The conservatives have started calling for government intervention in universities, perhaps to impose a “bill of rights” or something along that line. This is amusing, since the “small government” party seems to have no problem with big government when it is used to enforce social strictures…

 

But hypocrisy aside, such a “bill of rights” needs to defend rational and scientific rigor above all else, because that is the core of the university concept. If it is able, secondarily, to provide some balance between right and left fine. But that should only occur if students taking right or left positions are able to apply sufficient rigor to their thought processes.

 

My guess is that in such a case universities will remain left-tilted for many years, because there are just too few conservatives out there who apply self-challenging rational, scientific rigor thought to their own positions.

Comments [3] | | # 
Tuesday, May 24, 2005 9:58:35 PM (Central Standard Time, UTC-06:00)
Wow.

I followed the link and read that interview. It read like a German analysis of Judaism from around 1932. Scaaaaarrryyy. I especially loved the constant harumphing over liberals "prefering ideology to rational thought" while apparently being oblivious to the fact that they were demonstrating that very dynamic.

We're in deep shit.
Wednesday, May 25, 2005 9:52:47 AM (Central Standard Time, UTC-06:00)
I would be very wary of ANYTHING from the David Horwitz organization. I suppose allegedly being a Professor at Smith and writing a book in 1996 gives Rothman some degree of authority - but I wouldn't accept it at face value without checking the source.
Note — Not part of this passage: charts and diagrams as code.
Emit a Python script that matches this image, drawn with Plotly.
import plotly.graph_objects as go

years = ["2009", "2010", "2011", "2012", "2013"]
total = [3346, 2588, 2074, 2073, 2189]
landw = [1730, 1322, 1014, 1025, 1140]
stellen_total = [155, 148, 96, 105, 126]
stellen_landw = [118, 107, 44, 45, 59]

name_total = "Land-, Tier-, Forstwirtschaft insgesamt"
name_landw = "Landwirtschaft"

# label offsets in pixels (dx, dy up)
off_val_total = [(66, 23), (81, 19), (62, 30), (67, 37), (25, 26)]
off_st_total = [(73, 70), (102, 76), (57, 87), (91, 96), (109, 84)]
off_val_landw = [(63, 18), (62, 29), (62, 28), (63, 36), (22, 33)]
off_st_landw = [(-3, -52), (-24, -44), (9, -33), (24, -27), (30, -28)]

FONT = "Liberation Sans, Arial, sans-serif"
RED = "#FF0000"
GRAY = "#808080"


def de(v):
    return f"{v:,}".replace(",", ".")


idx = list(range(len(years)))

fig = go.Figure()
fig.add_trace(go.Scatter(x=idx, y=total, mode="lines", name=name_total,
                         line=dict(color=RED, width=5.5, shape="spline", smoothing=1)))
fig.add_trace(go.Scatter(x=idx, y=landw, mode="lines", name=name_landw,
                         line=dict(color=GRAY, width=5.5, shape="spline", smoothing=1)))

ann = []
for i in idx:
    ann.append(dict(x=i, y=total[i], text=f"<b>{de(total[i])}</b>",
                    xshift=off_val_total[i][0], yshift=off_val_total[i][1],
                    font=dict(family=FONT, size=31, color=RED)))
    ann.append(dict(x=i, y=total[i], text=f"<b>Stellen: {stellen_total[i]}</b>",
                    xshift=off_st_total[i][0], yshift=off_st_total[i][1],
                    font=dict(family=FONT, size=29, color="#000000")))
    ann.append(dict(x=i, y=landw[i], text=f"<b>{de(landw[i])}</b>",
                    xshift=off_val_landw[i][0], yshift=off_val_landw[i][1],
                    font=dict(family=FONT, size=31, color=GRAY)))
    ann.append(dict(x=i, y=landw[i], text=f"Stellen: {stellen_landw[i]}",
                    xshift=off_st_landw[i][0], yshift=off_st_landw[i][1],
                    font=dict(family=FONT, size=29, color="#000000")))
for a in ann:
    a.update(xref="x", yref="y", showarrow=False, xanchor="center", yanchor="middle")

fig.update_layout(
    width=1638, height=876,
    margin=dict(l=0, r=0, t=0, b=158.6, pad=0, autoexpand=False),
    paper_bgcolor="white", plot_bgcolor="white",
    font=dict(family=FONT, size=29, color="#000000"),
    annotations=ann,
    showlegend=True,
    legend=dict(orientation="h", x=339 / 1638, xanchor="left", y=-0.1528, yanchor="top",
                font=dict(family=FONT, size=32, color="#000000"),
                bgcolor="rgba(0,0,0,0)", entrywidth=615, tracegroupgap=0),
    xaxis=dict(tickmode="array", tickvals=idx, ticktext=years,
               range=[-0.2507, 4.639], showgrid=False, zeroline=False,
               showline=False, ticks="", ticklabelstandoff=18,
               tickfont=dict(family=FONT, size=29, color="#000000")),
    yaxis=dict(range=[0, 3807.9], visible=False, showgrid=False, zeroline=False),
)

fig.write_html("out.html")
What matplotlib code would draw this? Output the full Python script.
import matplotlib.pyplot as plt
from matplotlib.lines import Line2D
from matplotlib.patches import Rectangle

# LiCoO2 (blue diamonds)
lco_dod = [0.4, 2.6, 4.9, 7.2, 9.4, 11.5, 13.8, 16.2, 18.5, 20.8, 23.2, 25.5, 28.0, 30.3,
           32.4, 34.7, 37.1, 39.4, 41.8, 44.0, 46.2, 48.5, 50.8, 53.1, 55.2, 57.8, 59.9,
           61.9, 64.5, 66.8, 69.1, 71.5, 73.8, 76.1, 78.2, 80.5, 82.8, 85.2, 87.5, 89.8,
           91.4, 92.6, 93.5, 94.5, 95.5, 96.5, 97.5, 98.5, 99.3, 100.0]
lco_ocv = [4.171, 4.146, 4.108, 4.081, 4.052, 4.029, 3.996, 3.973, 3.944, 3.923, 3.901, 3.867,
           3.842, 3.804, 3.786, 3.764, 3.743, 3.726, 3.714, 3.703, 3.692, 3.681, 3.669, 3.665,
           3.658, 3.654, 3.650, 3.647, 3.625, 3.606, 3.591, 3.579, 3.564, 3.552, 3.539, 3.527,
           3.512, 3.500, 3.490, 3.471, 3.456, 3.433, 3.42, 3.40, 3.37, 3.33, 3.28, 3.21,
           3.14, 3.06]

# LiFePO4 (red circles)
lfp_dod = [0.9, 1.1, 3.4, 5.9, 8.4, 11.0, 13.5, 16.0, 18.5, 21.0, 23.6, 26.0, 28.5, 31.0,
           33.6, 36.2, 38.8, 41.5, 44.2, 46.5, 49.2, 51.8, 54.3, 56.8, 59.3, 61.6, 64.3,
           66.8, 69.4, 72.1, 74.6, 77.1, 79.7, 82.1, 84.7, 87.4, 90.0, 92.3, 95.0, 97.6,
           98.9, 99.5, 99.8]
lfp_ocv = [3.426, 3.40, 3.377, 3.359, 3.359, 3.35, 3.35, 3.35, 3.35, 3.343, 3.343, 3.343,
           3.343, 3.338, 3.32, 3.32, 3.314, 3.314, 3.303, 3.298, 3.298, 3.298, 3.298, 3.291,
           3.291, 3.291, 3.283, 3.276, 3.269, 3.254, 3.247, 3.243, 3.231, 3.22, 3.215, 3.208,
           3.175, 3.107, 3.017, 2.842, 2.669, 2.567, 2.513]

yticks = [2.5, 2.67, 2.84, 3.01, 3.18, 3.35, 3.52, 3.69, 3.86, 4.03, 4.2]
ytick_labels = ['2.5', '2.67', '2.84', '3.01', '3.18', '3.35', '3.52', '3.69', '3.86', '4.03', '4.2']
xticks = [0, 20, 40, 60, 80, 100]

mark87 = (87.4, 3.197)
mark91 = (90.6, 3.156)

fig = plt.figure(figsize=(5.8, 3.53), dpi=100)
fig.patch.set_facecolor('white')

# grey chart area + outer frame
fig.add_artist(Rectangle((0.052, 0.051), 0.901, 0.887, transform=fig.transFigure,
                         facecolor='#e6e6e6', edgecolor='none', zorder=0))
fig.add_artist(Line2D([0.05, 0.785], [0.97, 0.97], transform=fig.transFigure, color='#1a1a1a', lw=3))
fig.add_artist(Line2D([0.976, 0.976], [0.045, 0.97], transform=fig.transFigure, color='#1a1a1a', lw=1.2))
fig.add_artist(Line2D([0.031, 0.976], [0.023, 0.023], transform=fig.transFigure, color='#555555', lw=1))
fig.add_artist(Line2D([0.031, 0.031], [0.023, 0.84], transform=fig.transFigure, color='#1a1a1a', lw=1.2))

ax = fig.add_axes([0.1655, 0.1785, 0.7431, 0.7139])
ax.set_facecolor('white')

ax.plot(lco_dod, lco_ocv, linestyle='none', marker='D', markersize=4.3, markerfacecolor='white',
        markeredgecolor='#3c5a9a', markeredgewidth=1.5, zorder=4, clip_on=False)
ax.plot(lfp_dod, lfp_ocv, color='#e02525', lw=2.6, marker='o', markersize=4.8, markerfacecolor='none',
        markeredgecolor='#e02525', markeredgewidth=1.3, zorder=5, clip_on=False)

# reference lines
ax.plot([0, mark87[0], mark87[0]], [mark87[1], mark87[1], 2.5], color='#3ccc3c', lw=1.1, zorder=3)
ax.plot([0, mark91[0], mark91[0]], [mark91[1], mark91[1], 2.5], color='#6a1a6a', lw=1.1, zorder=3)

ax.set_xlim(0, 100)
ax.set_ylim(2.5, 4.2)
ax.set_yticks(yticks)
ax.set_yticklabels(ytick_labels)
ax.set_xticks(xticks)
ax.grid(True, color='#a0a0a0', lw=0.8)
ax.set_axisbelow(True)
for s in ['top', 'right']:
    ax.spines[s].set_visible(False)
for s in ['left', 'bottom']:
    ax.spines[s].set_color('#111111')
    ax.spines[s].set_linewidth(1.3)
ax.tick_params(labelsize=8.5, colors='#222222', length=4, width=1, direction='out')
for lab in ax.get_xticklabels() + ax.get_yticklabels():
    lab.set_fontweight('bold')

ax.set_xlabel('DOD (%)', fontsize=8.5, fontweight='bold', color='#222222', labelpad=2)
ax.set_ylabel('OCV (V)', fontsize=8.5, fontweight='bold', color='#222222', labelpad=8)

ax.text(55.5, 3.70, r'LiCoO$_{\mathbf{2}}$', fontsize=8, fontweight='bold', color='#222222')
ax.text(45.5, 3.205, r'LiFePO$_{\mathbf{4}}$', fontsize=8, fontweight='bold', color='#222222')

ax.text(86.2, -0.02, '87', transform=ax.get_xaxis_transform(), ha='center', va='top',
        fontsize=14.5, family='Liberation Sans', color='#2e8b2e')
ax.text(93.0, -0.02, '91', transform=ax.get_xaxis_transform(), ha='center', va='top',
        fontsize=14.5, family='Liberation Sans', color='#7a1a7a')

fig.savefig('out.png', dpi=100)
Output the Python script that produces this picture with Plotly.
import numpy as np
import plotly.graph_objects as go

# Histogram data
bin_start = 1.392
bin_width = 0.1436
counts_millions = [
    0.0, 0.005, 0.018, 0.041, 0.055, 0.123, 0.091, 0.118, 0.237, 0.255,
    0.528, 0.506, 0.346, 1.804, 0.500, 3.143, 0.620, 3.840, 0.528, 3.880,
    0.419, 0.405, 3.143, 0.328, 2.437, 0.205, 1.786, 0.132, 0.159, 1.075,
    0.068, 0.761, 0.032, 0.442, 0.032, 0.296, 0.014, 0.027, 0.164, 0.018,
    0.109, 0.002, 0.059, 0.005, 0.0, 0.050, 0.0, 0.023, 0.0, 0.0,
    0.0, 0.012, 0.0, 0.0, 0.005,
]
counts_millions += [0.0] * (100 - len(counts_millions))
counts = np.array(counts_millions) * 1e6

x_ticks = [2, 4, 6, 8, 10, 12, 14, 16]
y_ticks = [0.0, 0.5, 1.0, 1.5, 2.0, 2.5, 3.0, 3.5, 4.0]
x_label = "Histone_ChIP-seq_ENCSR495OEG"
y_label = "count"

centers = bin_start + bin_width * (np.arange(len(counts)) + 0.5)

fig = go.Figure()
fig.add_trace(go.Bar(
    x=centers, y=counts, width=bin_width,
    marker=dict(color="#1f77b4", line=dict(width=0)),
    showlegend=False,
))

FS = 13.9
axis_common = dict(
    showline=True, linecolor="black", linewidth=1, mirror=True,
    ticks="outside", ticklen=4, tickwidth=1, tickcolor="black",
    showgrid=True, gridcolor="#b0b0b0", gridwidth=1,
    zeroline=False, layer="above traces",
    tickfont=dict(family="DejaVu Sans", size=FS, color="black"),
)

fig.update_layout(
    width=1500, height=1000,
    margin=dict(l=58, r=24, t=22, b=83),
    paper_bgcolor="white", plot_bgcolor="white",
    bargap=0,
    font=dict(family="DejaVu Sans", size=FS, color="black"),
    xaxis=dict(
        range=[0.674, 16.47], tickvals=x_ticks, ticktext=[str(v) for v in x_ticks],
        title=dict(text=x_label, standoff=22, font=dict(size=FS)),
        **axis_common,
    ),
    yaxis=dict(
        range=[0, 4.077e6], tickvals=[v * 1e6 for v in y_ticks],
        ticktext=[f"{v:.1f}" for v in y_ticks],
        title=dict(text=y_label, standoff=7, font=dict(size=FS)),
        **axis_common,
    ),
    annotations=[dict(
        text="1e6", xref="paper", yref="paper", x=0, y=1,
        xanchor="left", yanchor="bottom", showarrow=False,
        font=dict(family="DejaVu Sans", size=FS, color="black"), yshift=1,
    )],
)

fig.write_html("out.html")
I couldn't get through a third of the article (it pains me to try to read it to get this quote:

"Part of the answer to that, it seems to me, lies in the nature of radicalism The left is persuaded that collective political action can remake the world, and political action gives meaning to their lives. To many of them, human beings will be perfectible once the reactionary forces of evil are destroyed. Theirs is a Manichean view."

I don't know - but this describes the Christian right to me much more than the so-called "Left". Certainly there is a significant number of "Leftist" in academia - but a comment like this leads me to qustion ANY conclusions made by Rothman. And how about this commentary:

"Some liberals, with their usual modesty, think that businessmen are not as smart as academics"

Some Liberals? Which Liberals? How significant is this point of view.

Certainly there is a preponderance of academics with left-of-center views in the Liberal Arts field. I'm sure you will find a similar prepondernace of right-of-center views over at the Business Colleges of those same Universities. You'll also find a prepondernace of right-of-center views among CEO's and the military. This is simply a result

As far as David Horwitz and his "crusade" agaisnt academic "balance" - the Nation recently had a cover article on the subject: http://www.thenation.com/doc.mhtml?i=20050404&c=3&s=jacoby
Monday, June 06, 2005 3:15:30 PM (Central Standard Time, UTC-06:00)
There is nothing wrong academia being leftist.